(Items from a data source)
• • • • • • •
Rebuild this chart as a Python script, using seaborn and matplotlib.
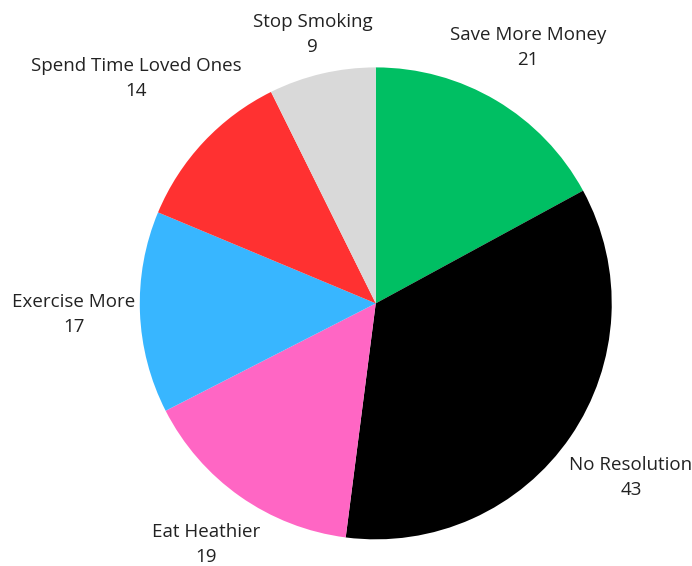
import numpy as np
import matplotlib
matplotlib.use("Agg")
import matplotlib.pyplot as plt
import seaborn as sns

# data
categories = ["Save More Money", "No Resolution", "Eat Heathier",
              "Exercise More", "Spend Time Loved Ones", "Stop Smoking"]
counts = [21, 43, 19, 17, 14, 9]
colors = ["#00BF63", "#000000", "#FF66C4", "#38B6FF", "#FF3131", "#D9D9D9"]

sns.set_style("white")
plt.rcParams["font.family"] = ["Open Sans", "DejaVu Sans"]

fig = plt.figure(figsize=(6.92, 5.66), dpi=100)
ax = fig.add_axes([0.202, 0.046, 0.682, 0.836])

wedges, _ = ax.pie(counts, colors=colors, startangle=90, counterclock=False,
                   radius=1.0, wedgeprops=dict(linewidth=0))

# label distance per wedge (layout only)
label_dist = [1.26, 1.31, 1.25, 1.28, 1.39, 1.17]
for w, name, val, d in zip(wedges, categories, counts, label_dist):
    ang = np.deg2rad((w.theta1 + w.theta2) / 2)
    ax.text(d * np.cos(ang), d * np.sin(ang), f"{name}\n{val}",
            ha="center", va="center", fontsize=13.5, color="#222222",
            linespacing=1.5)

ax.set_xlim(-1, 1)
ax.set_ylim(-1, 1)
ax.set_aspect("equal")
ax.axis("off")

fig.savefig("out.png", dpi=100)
• • • • • • •
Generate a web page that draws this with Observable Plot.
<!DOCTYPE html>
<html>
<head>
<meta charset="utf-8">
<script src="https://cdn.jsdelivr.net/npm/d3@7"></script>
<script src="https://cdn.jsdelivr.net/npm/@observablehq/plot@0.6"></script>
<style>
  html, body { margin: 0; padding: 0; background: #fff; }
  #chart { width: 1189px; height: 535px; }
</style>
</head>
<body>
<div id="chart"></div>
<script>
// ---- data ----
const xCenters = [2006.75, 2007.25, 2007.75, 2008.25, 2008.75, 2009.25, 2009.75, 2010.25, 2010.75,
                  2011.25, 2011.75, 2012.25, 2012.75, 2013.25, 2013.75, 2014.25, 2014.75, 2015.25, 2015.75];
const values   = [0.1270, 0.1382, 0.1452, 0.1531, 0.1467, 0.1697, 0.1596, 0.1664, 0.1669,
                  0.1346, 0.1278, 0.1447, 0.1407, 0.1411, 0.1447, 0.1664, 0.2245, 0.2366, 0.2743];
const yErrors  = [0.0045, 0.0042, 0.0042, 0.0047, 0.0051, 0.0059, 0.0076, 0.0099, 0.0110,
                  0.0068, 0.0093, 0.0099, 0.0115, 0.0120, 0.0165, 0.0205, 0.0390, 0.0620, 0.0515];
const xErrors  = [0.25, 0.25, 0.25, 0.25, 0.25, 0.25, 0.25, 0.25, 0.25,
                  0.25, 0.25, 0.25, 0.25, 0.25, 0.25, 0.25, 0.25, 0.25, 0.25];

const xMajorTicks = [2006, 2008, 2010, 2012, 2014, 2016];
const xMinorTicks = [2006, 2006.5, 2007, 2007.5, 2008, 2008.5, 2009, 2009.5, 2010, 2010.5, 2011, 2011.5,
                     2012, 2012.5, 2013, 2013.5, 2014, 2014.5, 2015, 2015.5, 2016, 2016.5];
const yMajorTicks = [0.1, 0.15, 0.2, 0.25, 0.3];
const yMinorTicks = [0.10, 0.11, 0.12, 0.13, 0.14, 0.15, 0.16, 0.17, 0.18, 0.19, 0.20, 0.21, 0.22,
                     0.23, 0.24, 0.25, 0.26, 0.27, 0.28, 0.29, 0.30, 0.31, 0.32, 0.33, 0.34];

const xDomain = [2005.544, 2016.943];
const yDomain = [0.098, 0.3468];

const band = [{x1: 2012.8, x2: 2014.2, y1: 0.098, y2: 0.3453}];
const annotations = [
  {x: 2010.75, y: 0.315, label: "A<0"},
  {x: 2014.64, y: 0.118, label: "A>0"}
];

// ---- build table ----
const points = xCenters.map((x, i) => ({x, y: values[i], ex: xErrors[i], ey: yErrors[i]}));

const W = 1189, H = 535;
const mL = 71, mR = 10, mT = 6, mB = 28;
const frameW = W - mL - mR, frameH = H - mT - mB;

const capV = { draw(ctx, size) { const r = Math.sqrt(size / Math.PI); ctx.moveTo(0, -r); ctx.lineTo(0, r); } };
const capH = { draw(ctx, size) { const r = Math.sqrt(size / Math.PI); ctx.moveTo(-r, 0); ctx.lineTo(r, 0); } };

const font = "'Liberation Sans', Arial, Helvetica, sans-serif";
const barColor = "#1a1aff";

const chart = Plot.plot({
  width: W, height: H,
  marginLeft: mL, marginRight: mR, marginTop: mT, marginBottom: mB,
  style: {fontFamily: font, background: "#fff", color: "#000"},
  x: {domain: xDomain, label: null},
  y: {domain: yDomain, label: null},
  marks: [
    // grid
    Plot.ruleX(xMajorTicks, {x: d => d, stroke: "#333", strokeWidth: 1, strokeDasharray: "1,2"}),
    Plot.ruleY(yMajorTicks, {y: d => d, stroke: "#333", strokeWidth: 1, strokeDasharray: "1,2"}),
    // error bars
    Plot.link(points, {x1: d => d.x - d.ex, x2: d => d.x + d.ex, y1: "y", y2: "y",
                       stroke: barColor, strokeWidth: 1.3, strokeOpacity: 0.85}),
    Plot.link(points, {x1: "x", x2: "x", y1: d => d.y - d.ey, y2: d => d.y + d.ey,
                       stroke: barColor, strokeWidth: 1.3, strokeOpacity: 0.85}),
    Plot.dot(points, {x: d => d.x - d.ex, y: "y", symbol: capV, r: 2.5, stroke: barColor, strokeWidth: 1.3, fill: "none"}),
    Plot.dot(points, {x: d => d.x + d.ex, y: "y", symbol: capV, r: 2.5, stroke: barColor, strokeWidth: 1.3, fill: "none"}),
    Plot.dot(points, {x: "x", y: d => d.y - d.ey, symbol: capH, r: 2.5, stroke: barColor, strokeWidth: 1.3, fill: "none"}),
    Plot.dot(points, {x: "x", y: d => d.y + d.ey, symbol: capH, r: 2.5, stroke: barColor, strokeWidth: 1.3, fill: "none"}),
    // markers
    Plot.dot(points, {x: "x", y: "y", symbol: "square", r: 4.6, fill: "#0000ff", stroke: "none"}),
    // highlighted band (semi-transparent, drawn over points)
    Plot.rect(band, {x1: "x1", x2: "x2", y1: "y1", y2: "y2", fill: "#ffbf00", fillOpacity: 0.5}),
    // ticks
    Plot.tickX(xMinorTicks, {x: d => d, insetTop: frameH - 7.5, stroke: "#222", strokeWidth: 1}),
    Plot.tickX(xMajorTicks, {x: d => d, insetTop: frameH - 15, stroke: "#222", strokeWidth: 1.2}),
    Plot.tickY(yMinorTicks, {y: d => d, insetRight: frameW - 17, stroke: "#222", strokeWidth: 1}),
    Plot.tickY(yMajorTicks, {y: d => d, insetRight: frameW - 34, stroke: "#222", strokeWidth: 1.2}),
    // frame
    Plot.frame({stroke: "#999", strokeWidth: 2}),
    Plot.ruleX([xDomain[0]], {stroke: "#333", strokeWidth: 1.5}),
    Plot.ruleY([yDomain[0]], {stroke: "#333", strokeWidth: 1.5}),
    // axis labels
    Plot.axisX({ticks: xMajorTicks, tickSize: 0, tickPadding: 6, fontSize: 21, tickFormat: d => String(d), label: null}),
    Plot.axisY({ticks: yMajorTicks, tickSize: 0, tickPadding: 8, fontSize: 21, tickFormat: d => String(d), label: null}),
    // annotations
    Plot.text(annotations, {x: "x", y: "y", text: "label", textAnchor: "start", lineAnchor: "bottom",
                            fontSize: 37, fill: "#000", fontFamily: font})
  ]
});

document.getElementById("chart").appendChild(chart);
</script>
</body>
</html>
• • • • • • •
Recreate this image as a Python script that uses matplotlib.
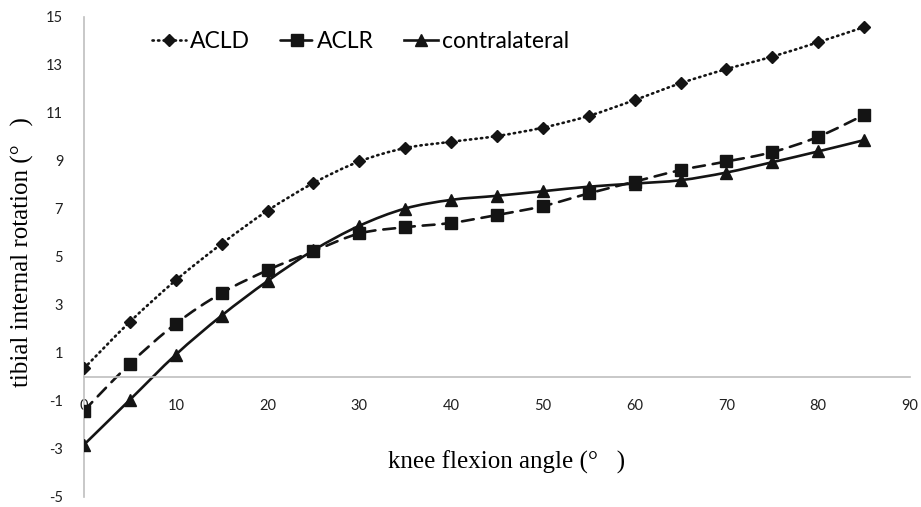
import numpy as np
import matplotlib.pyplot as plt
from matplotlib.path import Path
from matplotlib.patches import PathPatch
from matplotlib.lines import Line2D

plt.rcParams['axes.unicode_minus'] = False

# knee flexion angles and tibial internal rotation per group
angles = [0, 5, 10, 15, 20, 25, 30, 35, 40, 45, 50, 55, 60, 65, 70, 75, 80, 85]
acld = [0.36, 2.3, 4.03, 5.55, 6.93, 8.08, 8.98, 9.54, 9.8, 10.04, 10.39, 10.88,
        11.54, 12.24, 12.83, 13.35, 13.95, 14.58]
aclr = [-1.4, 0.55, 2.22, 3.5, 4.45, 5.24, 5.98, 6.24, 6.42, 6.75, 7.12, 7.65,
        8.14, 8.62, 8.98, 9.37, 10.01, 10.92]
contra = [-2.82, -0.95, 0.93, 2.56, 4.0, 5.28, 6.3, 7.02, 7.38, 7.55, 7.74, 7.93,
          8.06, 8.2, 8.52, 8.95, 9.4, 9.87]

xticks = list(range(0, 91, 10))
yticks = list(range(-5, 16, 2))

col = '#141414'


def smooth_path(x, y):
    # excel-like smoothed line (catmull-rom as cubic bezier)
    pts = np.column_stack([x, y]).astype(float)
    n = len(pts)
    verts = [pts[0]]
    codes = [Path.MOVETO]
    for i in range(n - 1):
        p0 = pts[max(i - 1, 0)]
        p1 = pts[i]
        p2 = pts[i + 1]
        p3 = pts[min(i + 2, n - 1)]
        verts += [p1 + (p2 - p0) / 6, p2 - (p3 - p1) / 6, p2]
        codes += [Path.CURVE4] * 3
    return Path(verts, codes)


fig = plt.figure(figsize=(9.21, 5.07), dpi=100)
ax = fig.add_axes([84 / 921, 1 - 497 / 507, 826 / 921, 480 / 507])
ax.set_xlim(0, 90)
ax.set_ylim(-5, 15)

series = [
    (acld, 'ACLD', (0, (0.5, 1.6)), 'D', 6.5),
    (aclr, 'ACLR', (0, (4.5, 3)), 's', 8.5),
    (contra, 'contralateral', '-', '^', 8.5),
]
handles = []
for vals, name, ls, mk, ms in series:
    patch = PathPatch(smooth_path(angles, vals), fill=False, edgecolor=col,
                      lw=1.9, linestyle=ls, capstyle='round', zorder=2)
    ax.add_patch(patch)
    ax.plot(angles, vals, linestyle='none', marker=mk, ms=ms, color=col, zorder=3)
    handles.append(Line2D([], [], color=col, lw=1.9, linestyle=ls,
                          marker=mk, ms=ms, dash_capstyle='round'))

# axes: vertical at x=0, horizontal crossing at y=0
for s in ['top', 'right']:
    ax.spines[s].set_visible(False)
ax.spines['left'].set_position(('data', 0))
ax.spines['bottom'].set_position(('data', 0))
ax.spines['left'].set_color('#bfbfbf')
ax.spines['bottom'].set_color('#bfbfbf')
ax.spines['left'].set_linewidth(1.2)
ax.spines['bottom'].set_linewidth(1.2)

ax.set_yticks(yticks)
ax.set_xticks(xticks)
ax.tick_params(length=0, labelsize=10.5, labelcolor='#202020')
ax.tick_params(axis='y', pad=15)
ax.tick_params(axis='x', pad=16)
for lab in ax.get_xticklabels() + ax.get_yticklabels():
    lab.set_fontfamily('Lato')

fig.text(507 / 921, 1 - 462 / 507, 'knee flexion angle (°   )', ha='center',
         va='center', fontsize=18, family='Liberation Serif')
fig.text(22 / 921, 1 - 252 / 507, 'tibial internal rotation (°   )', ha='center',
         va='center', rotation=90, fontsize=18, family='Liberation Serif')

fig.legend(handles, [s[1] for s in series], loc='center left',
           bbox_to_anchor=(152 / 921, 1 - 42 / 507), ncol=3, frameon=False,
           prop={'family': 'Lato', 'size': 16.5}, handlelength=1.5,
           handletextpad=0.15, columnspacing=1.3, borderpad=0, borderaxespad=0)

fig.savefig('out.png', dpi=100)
• • • • • • •
● **Instruction**: Skip the pictures. Set down only the lines from the one containing "Rebuild this chart" through the one containing "ax = fig.add_axes([0.202, 0.046, 0.682, 0.836])", exactly as they appear, ends included.

● **Result for this exercise**:
Rebuild this chart as a Python script, using seaborn and matplotlib.
import numpy as np
import matplotlib
matplotlib.use("Agg")
import matplotlib.pyplot as plt
import seaborn as sns

# data
categories = ["Save More Money", "No Resolution", "Eat Heathier",
              "Exercise More", "Spend Time Loved Ones", "Stop Smoking"]
counts = [21, 43, 19, 17, 14, 9]
colors = ["#00BF63", "#000000", "#FF66C4", "#38B6FF", "#FF3131", "#D9D9D9"]

sns.set_style("white")
plt.rcParams["font.family"] = ["Open Sans", "DejaVu Sans"]

fig = plt.figure(figsize=(6.92, 5.66), dpi=100)
ax = fig.add_axes([0.202, 0.046, 0.682, 0.836])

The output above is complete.